### WHAT YOU SHOULD DO
Copy out exactly the lines from the one holding "What matplotlib code" through the one holding "0.196, 0.258, 0.291]", ends included; omit images.

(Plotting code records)
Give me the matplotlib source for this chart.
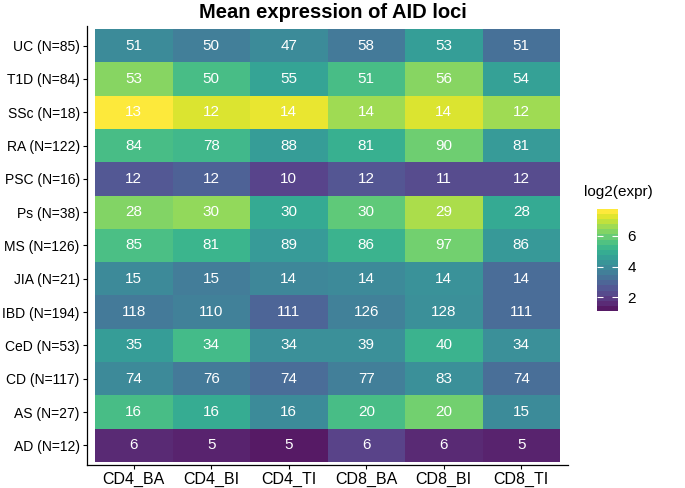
import matplotlib
matplotlib.use("Agg")
import matplotlib.pyplot as plt
import numpy as np
from matplotlib.colors import Normalize
from matplotlib import cm

plt.rcParams['font.family'] = ['Liberation Sans', 'DejaVu Sans']

diseases = ["UC (N=85)", "T1D (N=84)", "SSc (N=18)", "RA (N=122)", "PSC (N=16)",
            "Ps (N=38)", "MS (N=126)", "JIA (N=21)", "IBD (N=194)", "CeD (N=53)",
            "CD (N=117)", "AS (N=27)", "AD (N=12)"]
cell_types = ["CD4_BA", "CD4_BI", "CD4_TI", "CD8_BA", "CD8_BI", "CD8_TI"]

# number of loci shown in each cell (top row UC -> bottom row AD)
n_cd4_ba = [51, 53, 13, 84, 12, 28, 85, 15, 118, 35, 74, 16, 6]
n_cd4_bi = [50, 50, 12, 78, 12, 30, 81, 15, 110, 34, 76, 16, 5]
n_cd4_ti = [47, 55, 14, 88, 10, 30, 89, 14, 111, 34, 74, 16, 5]
n_cd8_ba = [58, 51, 14, 81, 12, 30, 86, 14, 126, 39, 77, 20, 6]
n_cd8_bi = [53, 56, 14, 90, 11, 29, 97, 14, 128, 40, 83, 20, 6]
n_cd8_ti = [51, 54, 12, 81, 12, 28, 86, 14, 111, 34, 74, 15, 5]

# mean log2 expression (cell colour), estimated from the colour scale
e_cd4_ba = [3.96, 6.43, 7.76, 5.50, 2.50, 6.36, 5.56, 3.90, 3.43, 4.50, 3.90, 5.50, 1.43]
e_cd4_bi = [3.56, 5.50, 7.36, 5.36, 2.76, 6.56, 5.23, 3.50, 3.63, 5.43, 3.43, 4.96, 1.30]
e_cd4_ti = [3.96, 4.70, 7.50, 4.50, 2.03, 4.90, 4.43, 3.83, 2.83, 4.10, 3.03, 3.96, 1.10]
e_cd8_ba = [3.43, 5.50, 6.70, 5.10, 2.43, 5.90, 5.16, 3.90, 3.63, 4.10, 3.56, 5.50, 1.97]
e_cd8_bi = [4.56, 6.43, 7.36, 6.10, 2.17, 6.83, 6.16, 4.16, 4.10, 5.16, 4.10, 6.16, 1.43]
e_cd8_ti = [3.16, 4.63, 6.70, 4.43, 2.17, 4.90, 4.36, 3.03, 3.03, 4.10, 3.10, 3.96, 1.30]

cbar_ticks = [2, 4, 6]

counts = np.array([n_cd4_ba, n_cd4_bi, n_cd4_ti, n_cd8_ba, n_cd8_bi, n_cd8_ti]).T
expr = np.array([e_cd4_ba, e_cd4_bi, e_cd4_ti, e_cd8_ba, e_cd8_bi, e_cd8_ti]).T

nrow, ncol = expr.shape
norm = Normalize(vmin=expr.min(), vmax=expr.max())
alpha = 0.9

fig = plt.figure(figsize=(6.85, 4.88), dpi=100)
ax = fig.add_axes([87.3 / 685, 1 - 465.3 / 488, 480.5 / 685, 439.6 / 488])

xe = np.arange(ncol + 1) - 0.5
ye = np.arange(nrow + 1) - 0.5
ax.pcolormesh(xe, ye, expr, cmap="viridis", norm=norm, alpha=alpha,
              edgecolors="none", linewidth=0)

for i in range(nrow):
    for j in range(ncol):
        ax.text(j, i, str(counts[i, j]), ha="center", va="center",
                color="white", fontsize=11)

ax.set_xlim(-0.6, ncol - 0.4)
ax.set_ylim(nrow - 0.4, -0.6)
ax.set_xticks(range(ncol))
ax.set_xticklabels(cell_types, fontsize=11.5, color="black")
ax.set_yticks(range(nrow))
ax.set_yticklabels(diseases, fontsize=10, color="black")
ax.tick_params(length=3, width=0.8, color="black")
ax.tick_params(axis="x", pad=1.5)
ax.tick_params(axis="y", pad=2.5)
for s in ["top", "right"]:
    ax.spines[s].set_visible(False)
for s in ["left", "bottom"]:
    ax.spines[s].set_linewidth(0.9)

fig.text(332.5 / 685, 1 - 12 / 488, "Mean expression of AID loci",
         ha="center", va="center", fontsize=14.5, fontweight="bold")

# colour bar
cax = fig.add_axes([597 / 685, 1 - 311 / 488, 21 / 685, 102 / 488])
sm = cm.ScalarMappable(norm=norm, cmap=plt.get_cmap("viridis").resampled(20))
cb = fig.colorbar(sm, cax=cax, ticks=cbar_ticks)
cb.solids.set_alpha(alpha)
cb.outline.set_visible(False)
cax.yaxis.set_ticks_position("both")
cax.tick_params(direction="in", length=4, width=0.8, color="white",
                labelsize=11, pad=7, labelright=True, labelleft=False)
fig.text(618 / 685, 1 - 192 / 488, "log2(expr)", ha="center", va="center",
         fontsize=11)

fig.savefig("out.png", dpi=100)
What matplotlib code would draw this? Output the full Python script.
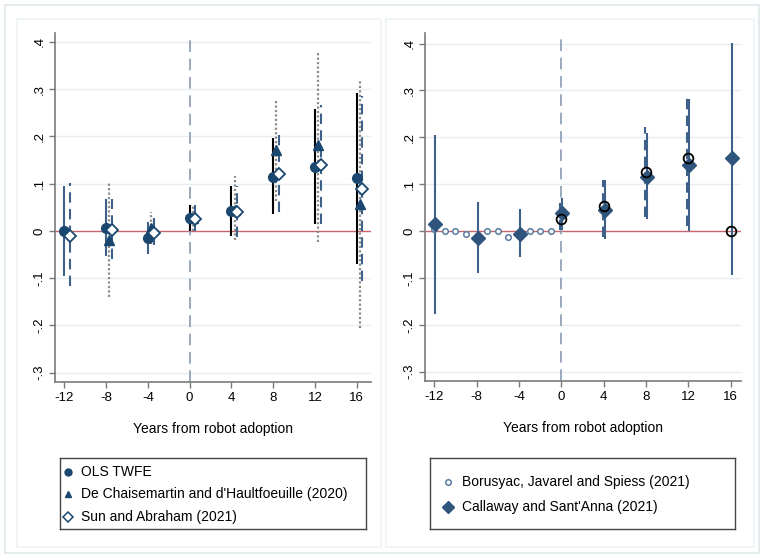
import numpy as np
import matplotlib
matplotlib.use("Agg")
import matplotlib.pyplot as plt
from matplotlib.patches import Rectangle

plt.rcParams['font.family'] = ['Liberation Sans', 'DejaVu Sans']

# ---------------- data ----------------
years = [-12, -8, -4, 0, 4, 8, 12, 16]

ols_est = [0.000, 0.006, -0.016, 0.027, 0.043, 0.115, 0.135, 0.111]
ols_lo = [-0.096, -0.054, -0.049, 0.000, -0.010, 0.036, 0.014, -0.070]
ols_hi = [0.094, 0.068, 0.018, 0.054, 0.096, 0.196, 0.258, 0.291]

dcdh_est = [np.nan, -0.020, 0.006, 0.028, 0.045, 0.171, 0.181, 0.057]
dcdh_lo = [np.nan, -0.140, -0.028, 0.000, -0.020, 0.063, -0.023, -0.205]
dcdh_hi = [np.nan, 0.102, 0.041, 0.052, 0.116, 0.279, 0.379, 0.320]

sa_est = [-0.010, 0.001, -0.005, 0.025, 0.041, 0.121, 0.140, 0.089]
sa_lo = [-0.116, -0.060, -0.030, 0.000, -0.013, 0.040, 0.015, -0.107]
sa_hi = [0.101, 0.068, 0.027, 0.055, 0.094, 0.203, 0.267, 0.286]

bjs_pre_years = [-12, -11, -10, -9, -8, -7, -6, -5, -4, -3, -2, -1]
bjs_pre_est = [0.005, 0.000, 0.000, -0.006, -0.012, 0.000, 0.000, -0.012, -0.005, 0.000, 0.000, 0.000]
bjs_post_years = [0, 4, 8, 12, 16]
bjs_post_est = [0.025, 0.054, 0.127, 0.155, 0.000]
bjs_post_lo = [0.002, -0.012, 0.030, 0.010, np.nan]
bjs_post_hi = [0.070, 0.110, 0.222, 0.292, np.nan]

cs_est = [0.015, -0.014, -0.007, 0.038, 0.045, 0.116, 0.141, 0.155]
cs_lo = [-0.177, -0.089, -0.056, 0.003, -0.016, 0.025, 0.000, -0.094]
cs_hi = [0.205, 0.062, 0.046, 0.070, 0.109, 0.209, 0.281, 0.402]

yticks = [-0.3, -0.2, -0.1, 0, 0.1, 0.2, 0.3, 0.4]
ytick_labels = ["-.3", "-.2", "-.1", "0", ".1", ".2", ".3", ".4"]
xticks = [-12, -8, -4, 0, 4, 8, 12, 16]
xtick_labels = ["-12", "-8", "-4", "0", "4", "8", "12", "16"]
xlabel = "Years from robot adoption"

left_labels = ["OLS TWFE", "De Chaisemartin and d'Haultfoeuille (2020)", "Sun and Abraham (2021)"]
right_labels = ["Borusyac, Javarel and Spiess (2021)", "Callaway and Sant'Anna (2021)"]

# ---------------- style ----------------
NAVY = "#1a476f"
NAVY_L = "#3d6188"
GRID = "#e6eef0"
AXC = "#7a7a7a"
RED = "#c9646e"
VDASH = "#8a9bb3"

W, H = 764, 558
fig = plt.figure(figsize=(W / 100, H / 100), dpi=100)

def px_rect(x0, y0, x1, y1):
    return [x0 / W, 1 - y1 / H, (x1 - x0) / W, (y1 - y0) / H]

# frames
fig.patches.append(Rectangle((5 / W, 1 - 553 / H), 749 / W + 5 / W, 548 / H,
                             transform=fig.transFigure, fill=False, ec="#dfe8eb", lw=1.2))
fig.patches.append(Rectangle((17 / W, 1 - 547 / H), (381 - 17) / W, (547 - 19) / H,
                             transform=fig.transFigure, fill=False, ec="#edf3f4", lw=1.2))
fig.patches.append(Rectangle((386 / W, 1 - 547 / H), (754 - 386) / W, (547 - 19) / H,
                             transform=fig.transFigure, fill=False, ec="#edf3f4", lw=1.2))


def style_axes(ax, xlim, ylim):
    ax.set_xlim(*xlim)
    ax.set_ylim(*ylim)
    for s in ("top", "right"):
        ax.spines[s].set_visible(False)
    for s in ("left", "bottom"):
        ax.spines[s].set_color(AXC)
        ax.spines[s].set_linewidth(1.2)
    ax.set_yticks(yticks)
    ax.set_yticklabels(ytick_labels, rotation=90, va="center")
    ax.set_xticks(xticks)
    ax.set_xticklabels(xtick_labels)
    ax.tick_params(axis="both", colors=AXC, labelcolor="black", labelsize=9.5,
                   length=4, width=1)
    ax.tick_params(axis="y", pad=3)
    ax.tick_params(axis="x", pad=3)
    for yv in yticks:
        if yv != 0:
            ax.axhline(yv, color=GRID, lw=1, zorder=0)
    ax.axhline(0, color=RED, lw=1, zorder=1)
    ax.axvline(0, ymax=0.985, color=VDASH, lw=1.2, dashes=(7, 4), zorder=1)
    ax.set_xlabel(xlabel, fontsize=10, labelpad=13)
    ax.set_facecolor("none")


# ---------------- left panel ----------------
axL = fig.add_axes(px_rect(55, 33, 371, 382))
style_axes(axL, (-12.89, 17.37), (-0.32, 0.419))

yrs = np.array(years, dtype=float)
for i, yv in enumerate(years):
    c = NAVY_L if yv < 0 else "black"
    axL.vlines(yv, ols_lo[i], ols_hi[i], color=c, lw=1.5, zorder=3)
axL.vlines(yrs + 0.3, dcdh_lo, dcdh_hi, color="#8c8c8c", lw=1.6,
           linestyles=[(0, (1, 1))], zorder=3)
axL.vlines(yrs + 0.55, sa_lo, sa_hi, color=NAVY_L, lw=1.5,
           linestyles=[(0, (5, 3))], zorder=3)
axL.plot(yrs, ols_est, "o", color=NAVY, ms=7, zorder=5, ls="none")
axL.plot(yrs + 0.3, dcdh_est, "^", color=NAVY, ms=7, zorder=5, ls="none")
axL.plot(yrs + 0.55, sa_est, "D", mfc="white", mec=NAVY, mew=1.3, ms=6.5, zorder=6, ls="none")

# ---------------- right panel ----------------
axR = fig.add_axes(px_rect(425.3, 33.3, 740.7, 381))
style_axes(axR, (-12.85, 16.95), (-0.32, 0.422))

axR.vlines(np.array(bjs_post_years) - 0.08, bjs_post_lo, bjs_post_hi, color=NAVY_L,
           lw=1.5, linestyles=[(0, (5, 3))], zorder=3)
axR.vlines(yrs + 0.1, cs_lo, cs_hi, color=NAVY_L, lw=1.5, zorder=3)
axR.plot(bjs_pre_years, bjs_pre_est, "o", mfc="white", mec="#5a7ca3", mew=1.1, ms=4,
         zorder=4, ls="none")
axR.plot(bjs_post_years, bjs_post_est, "o", mfc="none", mec="black", mew=1.3, ms=7,
         zorder=6, ls="none")
axR.plot(yrs + 0.1, cs_est, "D", color="#2f557c", ms=7, zorder=5, ls="none")

# ---------------- legends ----------------
def legend_box(rect, entries):
    ax = fig.add_axes(rect)
    ax.set_xlim(0, 1)
    ax.set_ylim(0, 1)
    ax.set_xticks([])
    ax.set_yticks([])
    for s in ax.spines.values():
        s.set_color("#444444")
        s.set_linewidth(1.0)
    return ax

lg = legend_box(px_rect(60, 458, 366, 529), None)
lh = 529 - 458
lw_ = 366 - 60
ys_left = [472, 494, 517]
lg.plot([(68 - 60) / lw_], [1 - (ys_left[0] - 458) / lh], "o", color=NAVY, ms=5)
lg.plot([(68 - 60) / lw_], [1 - (ys_left[1] - 458) / lh], "^", color=NAVY, ms=5)
lg.plot([(68 - 60) / lw_], [1 - (ys_left[2] - 458) / lh], "D", mfc="white", mec=NAVY,
        mew=1.1, ms=5)
for lab, yy in zip(left_labels, ys_left):
    lg.text((81 - 60) / lw_, 1 - (yy - 458) / lh, lab, fontsize=10, va="center", ha="left")

rg = legend_box(px_rect(430, 458, 735, 529), None)
rw = 735 - 430
ys_right = [482, 507]
rg.plot([(448 - 430) / rw], [1 - (ys_right[0] - 458) / lh], "o", mfc="white", mec="#5a7ca3",
        mew=1.1, ms=4)
rg.plot([(448 - 430) / rw], [1 - (ys_right[1] - 458) / lh], "D", color="#2f557c", ms=6)
for lab, yy in zip(right_labels, ys_right):
    rg.text((462 - 430) / rw, 1 - (yy - 458) / lh, lab, fontsize=10, va="center", ha="left")

fig.savefig("out.png", dpi=100)
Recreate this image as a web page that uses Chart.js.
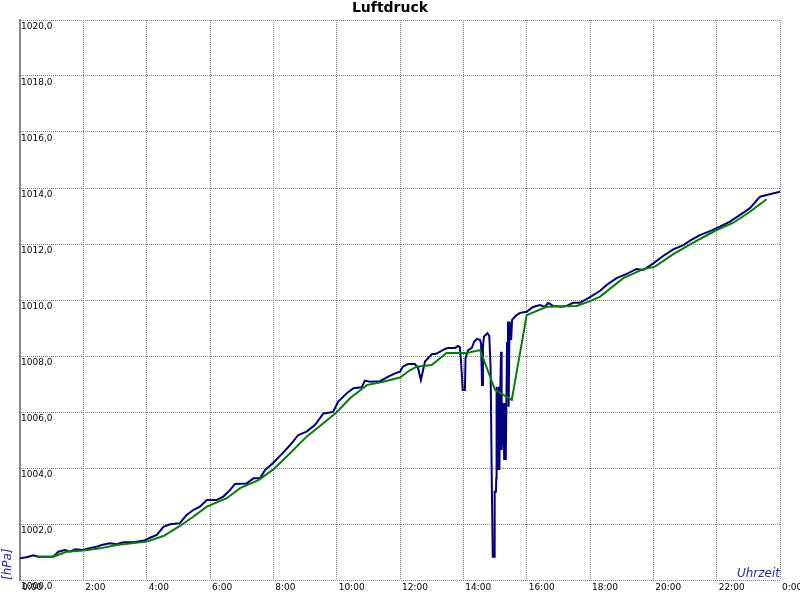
<!DOCTYPE html>
<html>
<head>
<meta charset="utf-8">
<script src="https://cdn.jsdelivr.net/npm/chart.js@4/dist/chart.umd.min.js"></script>
<style>html,body{margin:0;padding:0;background:#fff;}canvas{display:block;}</style>
</head>
<body>
<canvas id="c" width="800" height="600"></canvas>
<script>
const chartTitle = 'Luftdruck';
const yAxisTitle = '[hPa]';
const xAxisTitle = 'Uhrzeit';

// measured pressure (time in hours of the day)
const pressureHours = [0.00,0.21,0.42,0.58,1.05,1.21,1.42,1.58,1.74,2.00,2.16,2.42,2.58,2.84,3.05,3.26,3.58,3.89,4.11,4.32,4.53,4.74,5.05,5.26,5.47,5.68,5.90,6.21,6.42,6.63,6.79,7.16,7.37,7.58,7.74,8.00,8.31,8.53,8.79,9.05,9.32,9.58,9.79,9.89,10.05,10.32,10.53,10.79,10.89,11.05,11.37,11.63,11.84,12.00,12.09,12.25,12.47,12.57,12.66,12.73,12.79,13.01,13.11,13.20,13.42,13.52,13.74,13.83,13.89,13.93,13.98,14.05,14.07,14.15,14.27,14.34,14.43,14.53,14.56,14.59,14.62,14.65,14.76,14.82,14.86,14.90,14.93,14.97,14.99,15.03,15.04,15.05,15.09,15.12,15.14,15.16,15.19,15.21,15.24,15.27,15.29,15.32,15.34,15.38,15.41,15.43,15.46,15.51,15.54,15.63,15.68,15.79,16.00,16.20,16.42,16.58,16.67,16.74,16.83,17.11,17.26,17.47,17.68,18.00,18.32,18.53,18.84,19.16,19.47,19.68,20.00,20.31,20.63,20.95,21.16,21.47,21.79,22.10,22.42,22.74,23.05,23.37,23.58,24.00];
const pressureValues = [1000.78,1000.81,1000.88,1000.83,1000.83,1001.01,1001.07,1001.01,1001.10,1001.07,1001.13,1001.19,1001.25,1001.31,1001.28,1001.35,1001.35,1001.40,1001.51,1001.61,1001.90,1001.99,1002.03,1002.32,1002.50,1002.62,1002.86,1002.86,1002.98,1003.21,1003.43,1003.45,1003.63,1003.63,1003.93,1004.19,1004.55,1004.82,1005.18,1005.30,1005.54,1005.95,1005.98,1006.01,1006.37,1006.67,1006.85,1006.88,1007.12,1007.08,1007.10,1007.26,1007.38,1007.44,1007.62,1007.71,1007.71,1007.57,1007.14,1007.50,1007.80,1008.07,1008.07,1008.11,1008.25,1008.29,1008.29,1008.36,1008.32,1007.75,1006.79,1006.79,1007.93,1008.21,1008.29,1008.51,1008.61,1008.57,1008.43,1006.96,1008.33,1008.69,1008.82,1008.71,1007.62,1003.39,1000.83,1000.83,1003.15,1003.15,1003.64,1006.90,1003.93,1006.90,1003.93,1006.43,1008.15,1004.64,1005.48,1006.32,1004.29,1006.32,1004.29,1008.46,1009.23,1006.19,1009.23,1008.57,1009.29,1009.40,1009.46,1009.54,1009.58,1009.75,1009.82,1009.75,1009.89,1009.86,1009.79,1009.76,1009.79,1009.90,1009.90,1010.10,1010.33,1010.54,1010.78,1010.93,1011.11,1011.07,1011.31,1011.57,1011.81,1011.96,1012.12,1012.32,1012.46,1012.62,1012.80,1013.04,1013.28,1013.69,1013.75,1013.87];

// smoothed pressure (moving average)
const averageHours = [0.53,1.05,1.47,2.00,2.53,3.05,4.00,4.53,5.05,5.47,5.90,6.53,6.95,7.53,8.00,8.53,9.05,9.58,10.00,10.42,10.95,11.47,12.00,12.32,12.53,13.00,13.47,14.11,14.53,15.00,15.53,16.00,16.63,17.58,18.00,18.32,19.05,19.68,20.05,20.63,21.26,22.00,22.53,23.05,23.58];
const averageValues = [1000.83,1000.83,1001.01,1001.05,1001.13,1001.25,1001.37,1001.57,1001.93,1002.26,1002.62,1002.92,1003.28,1003.57,1003.95,1004.53,1005.12,1005.60,1005.99,1006.49,1006.96,1007.08,1007.23,1007.50,1007.62,1007.68,1008.11,1008.11,1008.21,1006.79,1006.43,1009.46,1009.76,1009.79,1009.96,1010.12,1010.78,1011.10,1011.19,1011.64,1012.05,1012.50,1012.76,1013.15,1013.60];

const yTickValues = [1000,1002,1004,1006,1008,1010,1012,1014,1016,1018,1020];
const xTickHours = [0,2,4,6,8,10,12,14,16,18,20,22,24];
const xTickLabels = ['0:00','2:00','4:00','6:00','8:00','10:00','12:00','14:00','16:00','18:00','20:00','22:00','0:00'];

const FONT = 'DejaVu Sans';

const xTitlePlugin = {
  id: 'xTitleInside',
  afterDraw(chart) {
    const {ctx, chartArea} = chart;
    ctx.save();
    ctx.font = 'italic 12px "' + FONT + '"';
    ctx.fillStyle = '#2a2aa5';
    ctx.textAlign = 'right';
    ctx.textBaseline = 'alphabetic';
    ctx.fillText(xAxisTitle, chartArea.right, chartArea.bottom - 3);
    ctx.restore();
  }
};

new Chart(document.getElementById('c'), {
  type: 'line',
  data: {
    datasets: [
      {
        label: 'Luftdruck',
        data: pressureHours.map((h, i) => ({x: h, y: pressureValues[i]})),
        borderColor: '#000080',
        borderWidth: 2,
        pointRadius: 0,
        tension: 0,
        fill: false,
        order: 1
      },
      {
        label: 'Mittelwert',
        data: averageHours.map((h, i) => ({x: h, y: averageValues[i]})),
        borderColor: '#008000',
        borderWidth: 2,
        pointRadius: 0,
        tension: 0,
        fill: false,
        order: 0
      }
    ]
  },
  options: {
    responsive: false,
    animation: false,
    layout: {padding: {left: 0, right: 20, top: 0, bottom: 6}},
    plugins: {
      legend: {display: false},
      tooltip: {enabled: false},
      title: {
        display: true,
        text: chartTitle,
        color: '#000',
        font: {family: FONT, size: 14, weight: 'bold', lineHeight: 1.2},
        padding: {top: 0, bottom: 3.2}
      }
    },
    scales: {
      x: {
        type: 'linear',
        min: 0,
        max: 24,
        afterBuildTicks: s => { s.ticks = xTickHours.map(v => ({value: v})); },
        afterFit: s => { s.height = 14; s.paddingRight = 0; s.paddingLeft = 0; },
        ticks: {
          autoSkip: false,
          maxRotation: 0,
          align: 'start',
          labelOffset: 2,
          padding: 2,
          color: '#000',
          font: {family: FONT, size: 9},
          callback: (v, i) => xTickLabels[i]
        },
        grid: {color: '#808080', lineWidth: 1, drawTicks: false},
        border: {display: false, dash: [1, 1]}
      },
      y: {
        min: 1000,
        max: 1020,
        afterBuildTicks: s => { s.ticks = yTickValues.map(v => ({value: v})); },
        afterFit: s => { s.width = 20; s.paddingTop = 0; s.paddingBottom = 0; },
        ticks: {
          autoSkip: false,
          mirror: true,
          padding: 1,
          labelOffset: 7,
          color: '#000',
          font: {family: FONT, size: 9},
          callback: v => v.toFixed(1).replace('.', ',')
        },
        grid: {color: '#808080', lineWidth: 1, drawTicks: false},
        border: {display: true, color: '#888888', width: 2, dash: [1, 1]},
        title: {
          display: true,
          text: yAxisTitle,
          align: 'start',
          color: '#2a2aa5',
          font: {family: FONT, size: 12, style: 'italic', lineHeight: 1},
          padding: {top: 2, bottom: 5}
        }
      }
    }
  },
  plugins: [xTitlePlugin]
});
</script>
</body>
</html>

### THE ANSWER
What matplotlib code would draw this? Output the full Python script.
import numpy as np
import matplotlib
matplotlib.use("Agg")
import matplotlib.pyplot as plt
from matplotlib.patches import Rectangle

plt.rcParams['font.family'] = ['Liberation Sans', 'DejaVu Sans']

# ---------------- data ----------------
years = [-12, -8, -4, 0, 4, 8, 12, 16]

ols_est = [0.000, 0.006, -0.016, 0.027, 0.043, 0.115, 0.135, 0.111]
ols_lo = [-0.096, -0.054, -0.049, 0.000, -0.010, 0.036, 0.014, -0.070]
ols_hi = [0.094, 0.068, 0.018, 0.054, 0.096, 0.196, 0.258, 0.291]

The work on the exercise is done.